Franklin County accounted for seventy percent (1.3 million) of the regional population increase, gaining nearly 30,000 residents, an additional 82 new residents per day. This continues a trend of strong growth in the region’s core, which began around 2010. The trend in recent years is a significant shift from the suburban sprawl that characterized the prior several decades. From 2000-2010, Franklin County saw just 40 percent of the region’s total growth.
The City of Columbus also achieved a significant milestone in 2018, surpassing 900,000 residents for the first time. The region’s largest city added nearly 22,000 residents over the past year, a full fifty percent of the regional total.
MORPC has identified several factors that are fueling the region’s growth.

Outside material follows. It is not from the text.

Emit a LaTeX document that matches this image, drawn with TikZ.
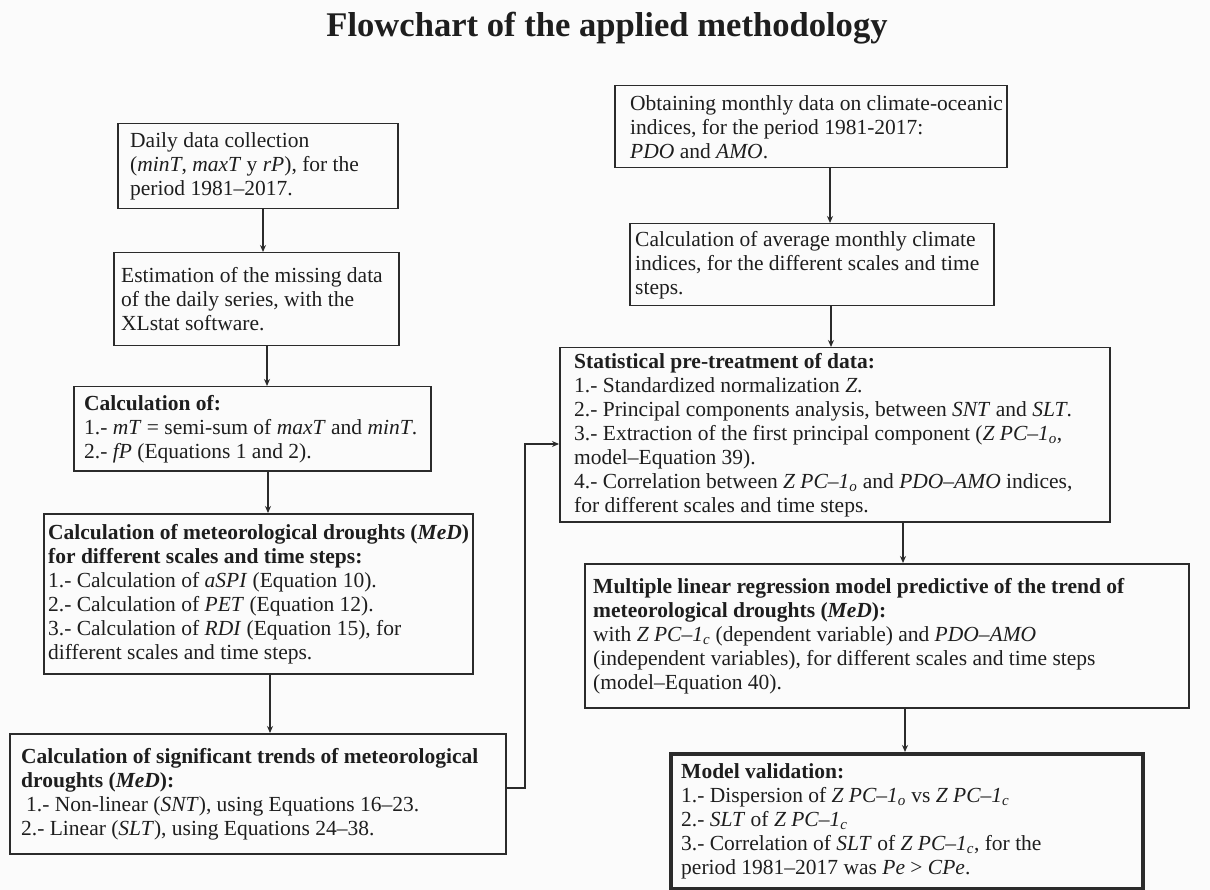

Migration, both domestic and international, is a key component. Since 2010, for every resident gained from natural population growth, another moved into the region. Migration into the region is a mix of residents from elsewhere in the United States, including people from other places in Ohio, and a significant number of residents moving to the region from abroad.
Looking to the future, MORPC’s forecasts call for continued steady growth in Central Ohio, with the region reaching the 3 million mark in 2050. Prolonged population booms like the one the region is currently experiencing could drive that number even higher, while economic slowdowns or other unforeseen factors could have a dampening effect. For this reason, MORPC models a range of growth for the future and uses the most likely scenario for its projections.